From 70 FIRs over deletion of voters earlier this year in Andhra Pradesh to allegations about erasure of voters in poll-bound Delhi, electoral rolls seem to have replaced EVMs as a primary opposition concern over the last few months.
This is not a 2024 problem. Last year, the Supreme Court had disposed of a PIL after the Election Commission of India said names can’t be deleted without giving voters prior notice. That was in tune with the EC manual on revision of voter rolls.
But do claims of illegal voter roll revisions hold water? To investigate this, Newslaundry decided to carry out surveys in three Lok Sabha constituencies where victory margins varied from thin to large, selecting booths and assemblies with the largest deletion rates. A deletion rate refers to the percentage of voters that were knocked off any voter list.

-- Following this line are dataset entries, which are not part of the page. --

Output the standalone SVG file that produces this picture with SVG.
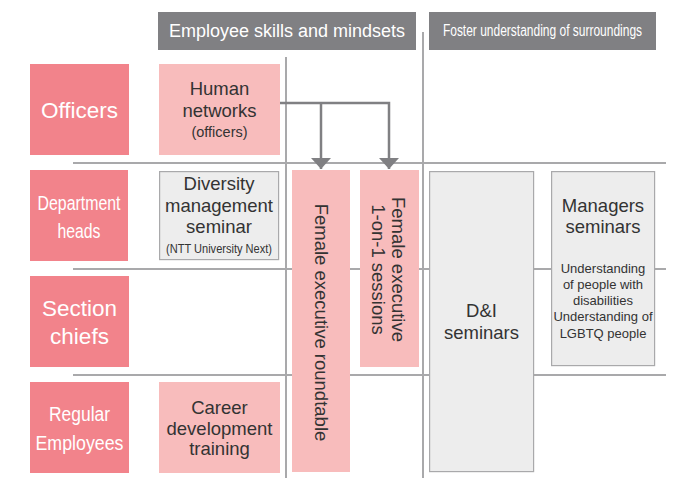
<svg xmlns="http://www.w3.org/2000/svg" width="680" height="478" viewBox="0 0 680 478">
<defs>
<style>
text{font-family:"Liberation Sans",Arial,sans-serif;text-anchor:middle}
.grid{stroke:#a9a9ab;stroke-width:2;fill:none}
.hdr{fill:#808083}
.hdrt{fill:#fff;font-size:18px}
.hdrn{fill:#fff;font-size:16px}
.lvl{fill:#f2838b}
.lvlt{fill:#fff;font-size:22.5px}
.lvln{fill:#fff;font-size:20.5px}
.pk{fill:#f8bcbc}
.gy{fill:#ededed;stroke:#a9a9ab;stroke-width:1.2}
.t{fill:#333;font-size:18.5px}
.p{fill:#333;font-size:14.5px}
.n{fill:#333;font-size:12px}
.s{fill:#333;font-size:13px}
.conn{stroke:#808083;stroke-width:2.5;fill:none}
</style>
<marker id="ah" viewBox="0 0 10 10" refX="10" refY="5" markerWidth="4.4" markerHeight="8" markerUnits="strokeWidth" orient="auto" preserveAspectRatio="none">
<path d="M0,0 L10,5 L0,10 Z" fill="#808083"/>
</marker>
</defs>
<g id="grid">
<line class="grid" x1="73" y1="163" x2="666" y2="163"/>
<line class="grid" x1="73" y1="269" x2="666" y2="269"/>
<line class="grid" x1="73" y1="375" x2="666" y2="375"/>
<line class="grid" x1="286" y1="57" x2="286" y2="478"/>
<line class="grid" x1="423" y1="32" x2="423" y2="478"/>
</g>
<g id="header1"><rect class="hdr" x="158" y="12" width="258" height="38"/><text class="hdrt" x="287" y="37" textLength="236" lengthAdjust="spacingAndGlyphs">Employee skills and mindsets</text></g>
<g id="header2"><rect class="hdr" x="429" y="12" width="227" height="38"/><text class="hdrn" transform="translate(542.5,36) scale(0.75,1)">Foster understanding of surroundings</text></g>
<g id="officers"><rect class="lvl" x="30" y="64" width="99" height="91"/><text class="lvlt" x="79.5" y="118">Officers</text></g>
<g id="depthead"><rect class="lvl" x="30" y="170" width="98" height="91"/><text class="lvln" x="79" y="209.5" textLength="83" lengthAdjust="spacingAndGlyphs">Department</text><text class="lvln" x="79" y="238" textLength="43" lengthAdjust="spacingAndGlyphs">heads</text></g>
<g id="section"><rect class="lvl" x="30" y="276" width="99" height="91"/><text class="lvlt" x="79.5" y="316">Section</text><text class="lvlt" x="79.5" y="344">chiefs</text></g>
<g id="regular"><rect class="lvl" x="30" y="382" width="99" height="91"/><text class="lvln" x="79.5" y="420.5" textLength="61" lengthAdjust="spacingAndGlyphs">Regular</text><text class="lvln" x="79.5" y="449.5" textLength="88" lengthAdjust="spacingAndGlyphs">Employees</text></g>
<g id="human"><rect class="pk" x="159" y="64" width="121" height="91"/><text class="t" x="219.5" y="95">Human</text><text class="t" x="219.5" y="117">networks</text><text class="p" x="219.5" y="137">(officers)</text></g>
<g id="diversity"><rect class="gy" x="159.6" y="171.6" width="119" height="88"/><text class="t" x="219" y="190">Diversity</text><text class="t" x="219" y="211.5">management</text><text class="t" x="219" y="233">seminar</text><text class="n" x="219" y="252.5" textLength="106" lengthAdjust="spacingAndGlyphs">(NTT University Next)</text></g>
<g id="career"><rect class="pk" x="159" y="382" width="121" height="91"/><text class="t" x="219.5" y="413.5">Career</text><text class="t" x="219.5" y="434.5">development</text><text class="t" x="219.5" y="455">training</text></g>
<g id="roundtable"><rect class="pk" x="292" y="170" width="58" height="302"/><text class="t" transform="translate(314.5,322.5) rotate(90)">Female executive roundtable</text></g>
<g id="oneonone"><rect class="pk" x="360" y="170" width="59" height="197"/><text class="t" transform="translate(391.5,269.5) rotate(90)">Female executive</text><text class="t" transform="translate(371.5,269.5) rotate(90)">1-on-1 sessions</text></g>
<g id="dni"><rect class="gy" x="429.6" y="171.6" width="104" height="300"/><text class="t" x="481.5" y="317">D&amp;I</text><text class="t" x="481.5" y="338.5">seminars</text></g>
<g id="managers"><rect class="gy" x="551.6" y="171.6" width="103" height="194"/><text class="t" x="603" y="211.5">Managers</text><text class="t" x="603" y="232.5">seminars</text><text class="s" x="603" y="272.5">Understanding</text><text class="s" x="603" y="289">of people with</text><text class="s" x="603" y="305">disabilities</text><text class="s" x="603" y="321">Understanding of</text><text class="s" x="603" y="337.5">LGBTQ people</text></g>
<g id="connectors">
<polyline class="conn" points="280,103 389,103 389,169" marker-end="url(#ah)"/>
<polyline class="conn" points="321,103 321,169" marker-end="url(#ah)"/>
</g>
</svg>
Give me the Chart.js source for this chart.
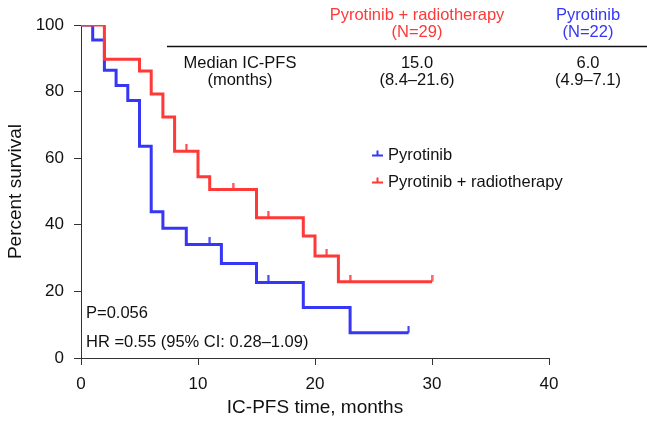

Here are some of our findings from Farrukhabad, Meerut and Chandni Chowk:
➨ Over 32,000 voters were struck off the rolls in Uttar Pradesh’s Farrukhabad, where the margin of victory was just 2,678 votes. In our small sample survey, the deletion rates were much higher in areas housing Yadav, Muslim, Shakya and Jatav voters as compared to localities with upper caste voters.
➨ Fake voters thrive in Meerut. Our two-booth survey revealed that 27 percent of existing voters were bogus in the Lok Sabha constituency, where the BJP’s candidate won by just around 10,000 votes. More than 1 lakh voters were added this year. And findings from our field visit cast a shadow on certain patterns in both deletions and additions.